Names
• Who drummer Keith Moon did not think that the music of Jimmy Page, Robert Plant, John Paul Jones, and John Bonham would be successful; in fact, he told them that their music would be as successful as a lead balloon. Page, Plant, Jones, and Bonham decided to name their band after Mr. Moon’s comment. A zeppelin was the biggest balloon they could think of, and after removing the A from “lead” to facilitate accurate pronunciation, they called themselves Led Zeppelin. It was their music that led music reporter Lester Bangs to coin the term “heavy metal” music.
• Mikey Rocks and Chuck Inglish make up the Chicago rap duo known as the Cool Kids. Actually, “Mikey Rocks” is a pseudonym.

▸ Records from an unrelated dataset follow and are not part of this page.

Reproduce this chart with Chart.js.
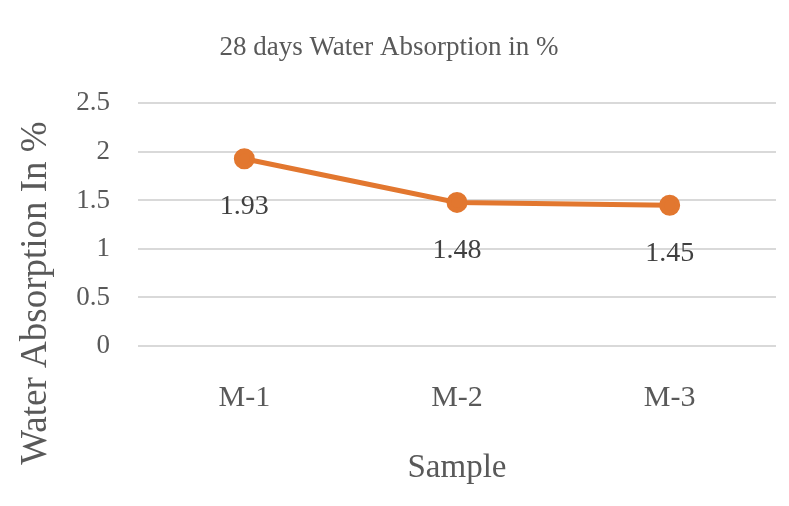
<!DOCTYPE html>
<html lang="en">
<head>
  <meta charset="UTF-8">
  <title>28 days Water Absorption in %</title>
  <script src="https://cdn.jsdelivr.net/npm/chart.js"></script>
  <style>
    body { margin: 0; background: #fff; }
    #wrap { width: 789px; height: 506px; }
  </style>
</head>
<body>
  <div id="wrap"><canvas id="chart" width="789" height="506"></canvas></div>
  <script>
    const samples = ['M-1', 'M-2', 'M-3'];
    const absorption = [1.93, 1.48, 1.45];
    const yTitle = 'Water Absorption In %';

    const serif = "'Liberation Serif', 'DejaVu Serif', serif";
    const textGrey = '#595959';

    // value labels under each point, plus the rotated y title placed lower like the original
    const extras = {
      id: 'extras',
      afterDatasetsDraw(chart) {
        const ctx = chart.ctx;
        const meta = chart.getDatasetMeta(0);
        ctx.save();
        ctx.font = '28px ' + serif;
        ctx.fillStyle = '#404040';
        ctx.textAlign = 'center';
        ctx.textBaseline = 'middle';
        meta.data.forEach((pt, i) => {
          ctx.fillText(absorption[i].toFixed(2), pt.x, pt.y + 48);
        });
        ctx.restore();

        ctx.save();
        ctx.font = '37px ' + serif;
        ctx.fillStyle = textGrey;
        ctx.textAlign = 'center';
        ctx.textBaseline = 'middle';
        ctx.translate(36, 293);
        ctx.rotate(-Math.PI / 2);
        ctx.fillText(yTitle, 0, 0);
        ctx.restore();
      }
    };

    new Chart(document.getElementById('chart'), {
      type: 'line',
      data: {
        labels: samples,
        datasets: [{
          data: absorption,
          borderColor: '#E2772F',
          backgroundColor: '#E2772F',
          borderWidth: 5,
          pointRadius: 8,
          pointHoverRadius: 8,
          tension: 0
        }]
      },
      options: {
        responsive: false,
        animation: false,
        layout: { padding: { left: 0, right: 11, top: 0, bottom: 0 } },
        plugins: {
          legend: { display: false },
          tooltip: { enabled: false },
          title: {
            display: true,
            text: '28 days Water Absorption in %',
            color: textGrey,
            font: { family: serif, size: 27, weight: 'normal' },
            padding: { top: 32, bottom: 39 }
          }
        },
        scales: {
          x: {
            offset: true,
            grid: { display: false },
            border: { display: false },
            ticks: { color: textGrey, font: { family: serif, size: 30 }, padding: 26 },
            title: {
              display: true,
              text: 'Sample',
              color: textGrey,
              font: { family: serif, size: 33 },
              padding: { top: 0, bottom: 18 }
            },
            afterFit(scale) { scale.height = 160; }
          },
          y: {
            min: 0,
            max: 2.5,
            ticks: {
              stepSize: 0.5,
              color: textGrey,
              font: { family: serif, size: 27 },
              padding: 28,
              callback: (v) => String(v)
            },
            grid: { color: '#d9d9d9', lineWidth: 2, drawTicks: false },
            border: { display: false },
            afterFit(scale) { scale.width = 138; }
          }
        }
      },
      plugins: [extras]
    });
  </script>
</body>
</html>
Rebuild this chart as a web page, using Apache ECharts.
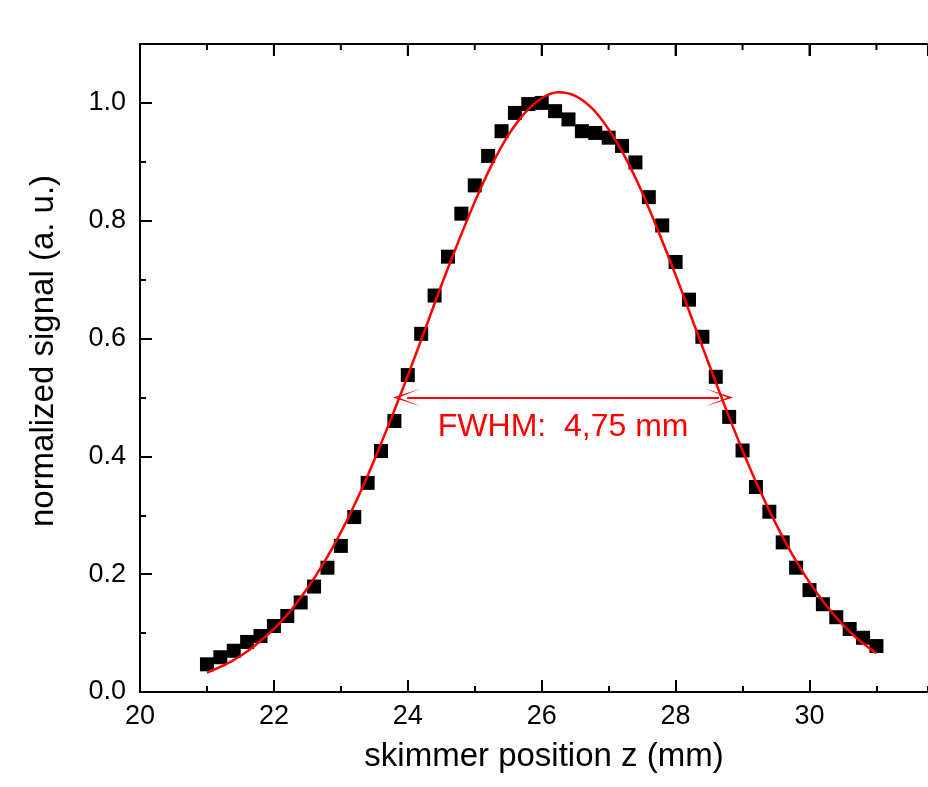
<!DOCTYPE html>
<html>
<head>
<meta charset="utf-8">
<script src="https://cdn.jsdelivr.net/npm/echarts@6/dist/echarts.min.js"></script>
<style>
html,body{margin:0;padding:0;background:#fff;}
#chart{width:928px;height:787px;}
</style>
</head>
<body>
<div id="chart"></div>
<script>
// measured data points (skimmer position z in mm, normalized signal)
var zPos = [21.0,21.2,21.4,21.6,21.8,22.0,22.2,22.4,22.6,22.8,23.0,23.2,23.4,23.6,23.8,24.0,24.2,24.4,24.6,24.8,
            25.0,25.2,25.4,25.6,25.8,26.0,26.2,26.4,26.6,26.8,27.0,27.2,27.4,27.6,27.8,28.0,28.2,28.4,28.6,28.8,
            29.0,29.2,29.4,29.6,29.8,30.0,30.2,30.4,30.6,30.8,31.0];
var signal = [0.047,0.059,0.070,0.085,0.095,0.112,0.129,0.152,0.179,0.211,0.248,0.297,0.355,0.409,0.460,0.538,0.608,0.673,0.739,0.812,
              0.860,0.910,0.952,0.983,0.998,1.000,0.986,0.972,0.952,0.949,0.941,0.927,0.899,0.840,0.792,0.730,0.666,0.603,0.535,0.467,
              0.410,0.348,0.306,0.254,0.211,0.173,0.149,0.127,0.107,0.092,0.078];
// fit curve
var fitZ = [21.0,21.25,21.5,21.75,22.0,22.25,22.5,22.75,23.0,23.25,23.5,23.75,24.0,24.25,24.5,24.75,25.0,25.25,25.5,25.75,
            26.0,26.25,26.5,26.75,27.0,27.25,27.5,27.75,28.0,28.25,28.5,28.75,29.0,29.25,29.5,29.75,30.0,30.25,30.5,30.75,31.0];
var fitY = [0.033,0.045,0.061,0.082,0.107,0.138,0.176,0.220,0.271,0.329,0.394,0.464,0.537,0.613,0.690,0.763,0.832,0.894,0.945,0.983,
            1.008,1.018,1.012,0.991,0.955,0.907,0.848,0.780,0.708,0.632,0.556,0.481,0.410,0.344,0.285,0.232,0.186,0.147,0.114,0.087,0.066];
// FWHM annotation
var fwhmStart = 23.99, fwhmEnd = 28.65, fwhmLevel = 0.5;
var fwhmText = 'FWHM:  4,75 mm';
// axis ranges / ticks
var xMin = 20, xMax = 31.77, xStep = 2, xMinorStep = 1;
var yMin = 0, yMax = 1.1, yStep = 0.2, yMinorStep = 0.1;
// tick positions along the top frame edge (mm)
var topMajorTicks = [22, 24, 26, 28, 30];
var topMinorTicks = [21, 23, 25, 27, 29, 31];

var FONT = 'Arial, "Liberation Sans", sans-serif';
var scatterData = zPos.map(function(z,i){return [z, signal[i]];});
var fitData = fitZ.map(function(z,i){return [z, fitY[i]];});
var topMajorData = topMajorTicks.map(function(z){return [z, yMax];});
var topMinorData = topMinorTicks.map(function(z){return [z, yMax];});

function axLine(){ return {show:true, onZero:false, lineStyle:{color:'#000', width:2}}; }
function noLine(){ return {show:false, onZero:false}; }
function tick(len){ return {show:true, inside:true, length:len, lineStyle:{color:'#000', width:2}}; }

var chart = echarts.init(document.getElementById('chart'));
chart.setOption({
  animation:false,
  grid:{left:140, top:44, bottom:95, right:0},
  xAxis:[{
    type:'value', position:'bottom', min:xMin, max:xMax, interval:xStep,
    name:'skimmer position z (mm)', nameLocation:'middle', nameGap:48,
    nameTextStyle:{fontFamily:FONT, fontSize:33, color:'#000', padding:[0,0,0,20]},
    axisLine:axLine(), axisTick:tick(12),
    axisLabel:{fontFamily:FONT, fontSize:27, color:'#000', margin:11, showMaxLabel:false},
    splitLine:{show:false}
  },{
    type:'value', position:'top', min:xMin, max:xMax, interval:xStep,
    axisLine:axLine(), axisTick:tick(12), axisLabel:{show:false}, splitLine:{show:false}
  },{
    type:'value', position:'bottom', min:xMin, max:xMax, interval:xMinorStep,
    axisLine:noLine(), axisTick:tick(6), axisLabel:{show:false}, splitLine:{show:false}
  }],
  yAxis:[{
    type:'value', position:'left', min:yMin, max:yMax, interval:yStep,
    name:'normalized signal (a. u.)', nameLocation:'middle', nameGap:80,
    nameTextStyle:{fontFamily:FONT, fontSize:33, color:'#000', padding:[0,0,0,34]},
    axisLine:axLine(), axisTick:tick(12),
    axisLabel:{fontFamily:FONT, fontSize:27, color:'#000', margin:14, showMaxLabel:false,
      formatter:function(v){return v.toFixed(1);}},
    splitLine:{show:false}
  },{
    type:'value', position:'left', min:yMin, max:yMax, interval:yMinorStep,
    axisLine:noLine(), axisTick:tick(6), axisLabel:{show:false}, splitLine:{show:false}
  }],
  series:[{
    type:'scatter', xAxisIndex:0, yAxisIndex:0, data:scatterData,
    symbol:'rect', symbolSize:14, itemStyle:{color:'#000', opacity:1}, silent:true
  },{
    type:'line', xAxisIndex:0, yAxisIndex:0, data:fitData, smooth:0.3,
    showSymbol:false, lineStyle:{color:'#ff0000', width:2.5}, z:3, silent:true,
    markLine:{
      silent:true, animation:false,
      symbol:['path://M10,0 L20,30 L10,6 L0,30 Z','path://M10,0 L20,30 L10,6 L0,30 Z'],
      symbolSize:[18,28],
      symbolKeepAspect:false,
      lineStyle:{color:'#ff0000', width:2.2, type:'solid'},
      label:{show:true, position:'insideMiddleBottom', formatter:fwhmText,
        fontFamily:FONT, fontSize:32, color:'#ff0000', distance:14},
      data:[[{coord:[fwhmStart, fwhmLevel]},{coord:[fwhmEnd, fwhmLevel]}]]
    }
  },{
    // inward tick marks on the top frame edge
    type:'scatter', xAxisIndex:0, yAxisIndex:0, data:topMajorData, clip:false,
    symbol:'rect', symbolSize:[2,12], symbolOffset:[0,6],
    itemStyle:{color:'#000', opacity:1}, silent:true, z:5
  },{
    type:'scatter', xAxisIndex:0, yAxisIndex:0, data:topMinorData, clip:false,
    symbol:'rect', symbolSize:[2,6], symbolOffset:[0,3],
    itemStyle:{color:'#000', opacity:1}, silent:true, z:5
  }]
});
</script>
</body>
</html>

His real name is Antoine Reed, but he chose his stage name because of his youthful hero-worship of NBA star Michael Jordan. When Mr. Reed had to choose a stage name, he regarded it as an opportunity: “As a little kid, I would try to change my name to Mike, like write it on papers and I would tell my mom to call me that but she wouldn’t do it, so I just saw this as my opportunity to have the best name that I could possibly have.”
• Late in his life, blues musician Howlin’ Wolf is said to have not liked his name; however, it was preferable to other names he had acquired earlier. Born Chester Arthur Burnett, Howlin’ Wolf wore size-16 shoes. That led to him being called first “Foots” and later “Big Foot Chester.” Another blues musician named John T. Smith, who in 1930 had recorded a song called “The Howling Wolf” and had thereafter taken that name, was no longer famous when Big Foot was looking for a new name, so Mr. Burnett borrowed the name and kept it for himself.
• Scottish singer Amy Macdonald regarded Pete Doherty as an early idol, and she wrote the song “Poison Prince” about his drug problems. Mr. Doherty has heard about the song, although he may have misheard its title. On television, an interviewer asked him, “So you’ve met Amy; she’s a big fan. And you’ve heard the song?” Mr. Doherty asked, “What song?” The interviewer replied, “The song she wrote about you, ‘Poison Prince.’” Mr. Doherty was not amused, saying, “Why would I want to listen to a song about me that is called ‘Poison Prick?’”
• Stanley Kirk Burrell is better known as rapper M.C. Hammer. “M.C.” is a slang way of saying “Rapper,” and “Hammer” is a nickname he was given when he became the Oakland Athletics batboy after Charley Finley, the owner of the Athletics, saw young Stanley singing and dancing in the Athletics parking lot. Stanley resembled home-run hitter Hammerin’ Hank Aaron, and so he was called Little Hammer.
• One story about how “break” dancing got its name concerns Afrika Mambaataa, an African-American man in the Bronx in New York City who led a gang called the Zulu Kings that was more interested in dancing than in fighting. Another gang challenged the Zulu Kings to a fight, but Mr. Mambaataa suggested that they take a break from beating people up and instead compete in dancing.
• At one time, people with foreign or Jewish names would sometimes change their names because they thought that it would help them fit in better or more comfortably in the United States. Composer/conductor Leonard Bernstein was advised to do this early in his career, but he replied, “I’ll do it as Bernstein, or not at all.”
• The Yugoslav conductor Berislav Klobucar once substituted for Herbert von Karajan at the Metropolitan Opera. Members of the orchestra showed their affection for Mr. Klobucar by calling him “Clubcar” and by calling his wife “Loungecar.”